4 - Expansions make all your hard work mean nothing. Seriously. The epic gear you had in Vanilla? The low-end trash in Outland was better than your raid-earned epic magic items. That high end gear from killing Illidan or Kael'thas in Outland? Made laughably petty by the stuff you got from farmers and fishermen in Northrend. I gaurantee it'll be that way again with Cataclysm.

5 - The world setting is not consistent. It's hard for me to care about killing Edwin VanCleef, Illidan Stormrage, or even the mighty Arthas when an hour later someone else is fighting him and next week I can just go back again and it's like I've never fought him. Don't get me wrong, from a video game frame of mind that's the norm and I like video games, but when I roleplay I want my efforts to mean something in context with the setting. If Arthas is dead then by gods he should be dead, not just momentarily lootable before respawning.

6 - No computer game using modern computing technology can do everything you can do with a few loose rules and your imagination. There are always artificial limits to your exploration, to your actions, to your choices when speaking to NPCs. As fun as WoW can be on its best days, it limits your imagination to what is possible within its lines of code.

Now, don't get me wrong, I'm not advocating that everyone go out and cancel their WoW subscriptions. It's a fun game in its own right if you can work within its structure comfortably, and there's room for both MMOs and TT. It just got to where I personally could no longer ignore the elephants in the room and had to just let it go.
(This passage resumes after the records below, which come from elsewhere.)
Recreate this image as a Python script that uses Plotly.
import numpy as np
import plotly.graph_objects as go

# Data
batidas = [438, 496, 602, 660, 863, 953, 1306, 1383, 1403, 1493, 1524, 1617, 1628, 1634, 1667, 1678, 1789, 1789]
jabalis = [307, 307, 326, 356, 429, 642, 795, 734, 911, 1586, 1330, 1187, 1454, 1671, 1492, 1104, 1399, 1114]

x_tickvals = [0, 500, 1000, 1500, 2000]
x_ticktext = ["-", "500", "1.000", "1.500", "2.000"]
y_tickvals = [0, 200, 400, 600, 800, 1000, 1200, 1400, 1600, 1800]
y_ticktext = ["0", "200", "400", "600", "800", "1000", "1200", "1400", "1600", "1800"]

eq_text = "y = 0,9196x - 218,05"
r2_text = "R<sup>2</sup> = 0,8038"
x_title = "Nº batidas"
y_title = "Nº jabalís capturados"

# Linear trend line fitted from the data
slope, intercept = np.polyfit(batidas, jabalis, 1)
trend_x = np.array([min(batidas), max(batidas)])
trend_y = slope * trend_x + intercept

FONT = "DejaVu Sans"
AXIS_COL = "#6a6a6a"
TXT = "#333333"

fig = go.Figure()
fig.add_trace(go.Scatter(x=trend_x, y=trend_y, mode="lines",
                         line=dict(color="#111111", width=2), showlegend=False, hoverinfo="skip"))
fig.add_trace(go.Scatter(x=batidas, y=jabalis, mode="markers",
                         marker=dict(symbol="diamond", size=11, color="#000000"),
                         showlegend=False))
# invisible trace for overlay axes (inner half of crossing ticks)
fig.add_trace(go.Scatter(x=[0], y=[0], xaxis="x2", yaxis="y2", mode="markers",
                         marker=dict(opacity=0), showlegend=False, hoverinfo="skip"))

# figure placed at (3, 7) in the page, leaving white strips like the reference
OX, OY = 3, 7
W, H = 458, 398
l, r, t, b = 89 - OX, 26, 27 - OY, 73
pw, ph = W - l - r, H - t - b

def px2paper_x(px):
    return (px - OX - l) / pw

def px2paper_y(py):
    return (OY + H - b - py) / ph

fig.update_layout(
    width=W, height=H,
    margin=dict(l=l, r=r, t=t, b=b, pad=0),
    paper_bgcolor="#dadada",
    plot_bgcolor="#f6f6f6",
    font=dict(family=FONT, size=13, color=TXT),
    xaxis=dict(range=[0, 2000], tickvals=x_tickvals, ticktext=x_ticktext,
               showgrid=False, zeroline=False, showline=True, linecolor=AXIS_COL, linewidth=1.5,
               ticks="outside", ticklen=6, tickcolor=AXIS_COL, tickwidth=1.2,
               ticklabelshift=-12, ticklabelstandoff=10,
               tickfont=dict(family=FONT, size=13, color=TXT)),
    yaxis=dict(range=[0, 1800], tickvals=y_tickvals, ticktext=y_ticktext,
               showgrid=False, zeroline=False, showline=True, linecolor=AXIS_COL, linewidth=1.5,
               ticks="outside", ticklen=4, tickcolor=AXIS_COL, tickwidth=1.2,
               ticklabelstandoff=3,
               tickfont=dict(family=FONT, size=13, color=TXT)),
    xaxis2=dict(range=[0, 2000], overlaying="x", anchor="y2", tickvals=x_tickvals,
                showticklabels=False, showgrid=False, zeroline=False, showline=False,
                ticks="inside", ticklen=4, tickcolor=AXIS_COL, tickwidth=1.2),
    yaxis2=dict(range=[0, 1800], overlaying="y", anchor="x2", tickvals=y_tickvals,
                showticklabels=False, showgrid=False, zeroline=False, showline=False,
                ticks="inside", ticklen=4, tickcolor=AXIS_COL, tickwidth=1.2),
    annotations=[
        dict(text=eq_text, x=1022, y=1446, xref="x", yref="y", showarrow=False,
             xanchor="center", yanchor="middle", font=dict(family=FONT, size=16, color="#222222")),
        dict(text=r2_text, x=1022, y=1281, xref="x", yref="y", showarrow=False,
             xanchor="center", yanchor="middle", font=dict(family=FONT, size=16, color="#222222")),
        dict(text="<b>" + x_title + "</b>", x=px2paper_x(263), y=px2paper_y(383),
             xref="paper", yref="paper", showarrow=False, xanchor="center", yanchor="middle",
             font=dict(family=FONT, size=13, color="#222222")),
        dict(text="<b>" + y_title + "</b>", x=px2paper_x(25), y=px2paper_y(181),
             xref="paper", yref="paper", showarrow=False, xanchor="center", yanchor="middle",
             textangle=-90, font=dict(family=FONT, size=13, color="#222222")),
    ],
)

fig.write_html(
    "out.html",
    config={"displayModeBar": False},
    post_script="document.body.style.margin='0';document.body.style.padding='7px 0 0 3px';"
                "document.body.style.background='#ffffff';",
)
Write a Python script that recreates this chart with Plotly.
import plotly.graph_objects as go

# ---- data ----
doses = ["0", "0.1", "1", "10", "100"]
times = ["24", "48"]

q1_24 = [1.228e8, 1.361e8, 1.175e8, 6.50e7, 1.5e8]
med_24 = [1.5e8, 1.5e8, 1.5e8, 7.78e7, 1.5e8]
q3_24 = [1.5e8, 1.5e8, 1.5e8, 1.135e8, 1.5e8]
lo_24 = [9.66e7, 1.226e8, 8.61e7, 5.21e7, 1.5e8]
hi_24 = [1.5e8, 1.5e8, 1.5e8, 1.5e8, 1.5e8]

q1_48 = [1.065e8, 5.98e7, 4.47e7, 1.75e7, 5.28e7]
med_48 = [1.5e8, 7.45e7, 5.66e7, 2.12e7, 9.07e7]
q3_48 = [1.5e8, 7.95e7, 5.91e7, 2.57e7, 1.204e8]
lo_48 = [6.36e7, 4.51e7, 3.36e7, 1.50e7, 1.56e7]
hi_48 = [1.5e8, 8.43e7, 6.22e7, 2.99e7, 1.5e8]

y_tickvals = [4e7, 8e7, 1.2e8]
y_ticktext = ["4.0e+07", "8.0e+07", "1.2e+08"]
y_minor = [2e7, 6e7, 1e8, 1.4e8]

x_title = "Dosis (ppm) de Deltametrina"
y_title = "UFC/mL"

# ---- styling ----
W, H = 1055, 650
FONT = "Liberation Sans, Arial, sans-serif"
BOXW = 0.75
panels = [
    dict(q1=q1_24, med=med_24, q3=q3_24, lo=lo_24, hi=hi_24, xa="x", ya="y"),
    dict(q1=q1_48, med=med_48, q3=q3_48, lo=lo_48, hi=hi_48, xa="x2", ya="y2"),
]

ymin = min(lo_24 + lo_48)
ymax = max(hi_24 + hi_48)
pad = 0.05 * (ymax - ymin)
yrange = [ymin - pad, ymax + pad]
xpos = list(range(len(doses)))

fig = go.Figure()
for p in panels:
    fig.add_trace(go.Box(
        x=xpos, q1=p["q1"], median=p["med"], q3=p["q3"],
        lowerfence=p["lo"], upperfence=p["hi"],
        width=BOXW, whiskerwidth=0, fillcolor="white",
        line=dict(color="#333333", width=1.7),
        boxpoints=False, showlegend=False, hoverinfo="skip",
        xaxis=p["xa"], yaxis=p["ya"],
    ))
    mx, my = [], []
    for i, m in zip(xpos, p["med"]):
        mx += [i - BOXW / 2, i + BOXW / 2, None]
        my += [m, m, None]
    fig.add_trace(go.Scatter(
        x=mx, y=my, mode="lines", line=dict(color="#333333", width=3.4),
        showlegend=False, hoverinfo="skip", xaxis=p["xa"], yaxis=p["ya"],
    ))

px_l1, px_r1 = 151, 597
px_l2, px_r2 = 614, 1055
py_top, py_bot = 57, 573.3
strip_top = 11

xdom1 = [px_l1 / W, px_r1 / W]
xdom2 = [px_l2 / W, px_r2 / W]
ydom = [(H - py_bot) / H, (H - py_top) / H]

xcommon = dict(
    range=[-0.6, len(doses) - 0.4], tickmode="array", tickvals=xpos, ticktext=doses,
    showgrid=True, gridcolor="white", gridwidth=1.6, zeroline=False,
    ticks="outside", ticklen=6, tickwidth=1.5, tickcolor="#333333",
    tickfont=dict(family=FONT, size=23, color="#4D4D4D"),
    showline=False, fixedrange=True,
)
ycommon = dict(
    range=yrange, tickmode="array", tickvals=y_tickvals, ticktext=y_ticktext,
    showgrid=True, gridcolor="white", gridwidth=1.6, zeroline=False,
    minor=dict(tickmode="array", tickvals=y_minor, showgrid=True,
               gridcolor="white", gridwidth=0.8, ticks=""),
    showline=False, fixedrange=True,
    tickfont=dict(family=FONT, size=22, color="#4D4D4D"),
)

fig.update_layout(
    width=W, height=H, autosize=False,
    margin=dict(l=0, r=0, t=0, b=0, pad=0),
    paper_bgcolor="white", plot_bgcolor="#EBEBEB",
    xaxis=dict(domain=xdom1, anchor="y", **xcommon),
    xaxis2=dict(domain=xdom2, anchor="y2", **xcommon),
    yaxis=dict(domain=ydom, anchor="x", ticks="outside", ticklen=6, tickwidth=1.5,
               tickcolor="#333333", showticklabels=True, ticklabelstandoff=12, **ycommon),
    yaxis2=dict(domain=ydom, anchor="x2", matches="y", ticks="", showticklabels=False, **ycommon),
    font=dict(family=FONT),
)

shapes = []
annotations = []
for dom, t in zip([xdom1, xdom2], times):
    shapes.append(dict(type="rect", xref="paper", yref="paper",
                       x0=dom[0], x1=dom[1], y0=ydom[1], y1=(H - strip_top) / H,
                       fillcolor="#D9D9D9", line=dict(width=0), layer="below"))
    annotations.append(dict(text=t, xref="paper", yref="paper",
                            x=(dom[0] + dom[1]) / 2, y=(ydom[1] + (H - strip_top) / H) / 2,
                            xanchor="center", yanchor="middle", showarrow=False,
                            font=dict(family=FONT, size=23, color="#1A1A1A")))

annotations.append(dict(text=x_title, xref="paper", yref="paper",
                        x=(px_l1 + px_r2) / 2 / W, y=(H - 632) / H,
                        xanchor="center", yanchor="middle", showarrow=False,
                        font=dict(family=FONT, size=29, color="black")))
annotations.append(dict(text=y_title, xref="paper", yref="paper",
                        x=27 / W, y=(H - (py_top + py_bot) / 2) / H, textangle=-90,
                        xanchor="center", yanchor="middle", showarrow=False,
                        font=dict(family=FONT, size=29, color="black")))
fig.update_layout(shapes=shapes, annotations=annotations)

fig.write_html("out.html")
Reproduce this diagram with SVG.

As a note, it's no better in other MMOs. I went from WoW to City of Heroes, DDO, and Guild Wars, and I had tried a few others before WoW. The most RP I found besides Vanilla WoW was City of Heroes, and it was very cliquish. In both WoW and CoH, even when you could find RP, it was always relegated to something you do with your usual suspects and not something that you do publicly to include interested passersby. There were exceptions to this, yes, but the vast majority of roleplayers didn't want to deal with anyone outside their own little circle. The best, most open roleplaying communities I found were in the original Neverwinter Nights. They also had the advantage of being DMed servers, so there was world consistency when the DMs ran their adventures and the artificial borders established by the program were a bit more flexible for the fact that the people maintaining the individual servers could alter things as they saw fit. Still, push come to shove, it still came down to being a grind-fest if there were no DM events planned and being artificially constrained by its programming.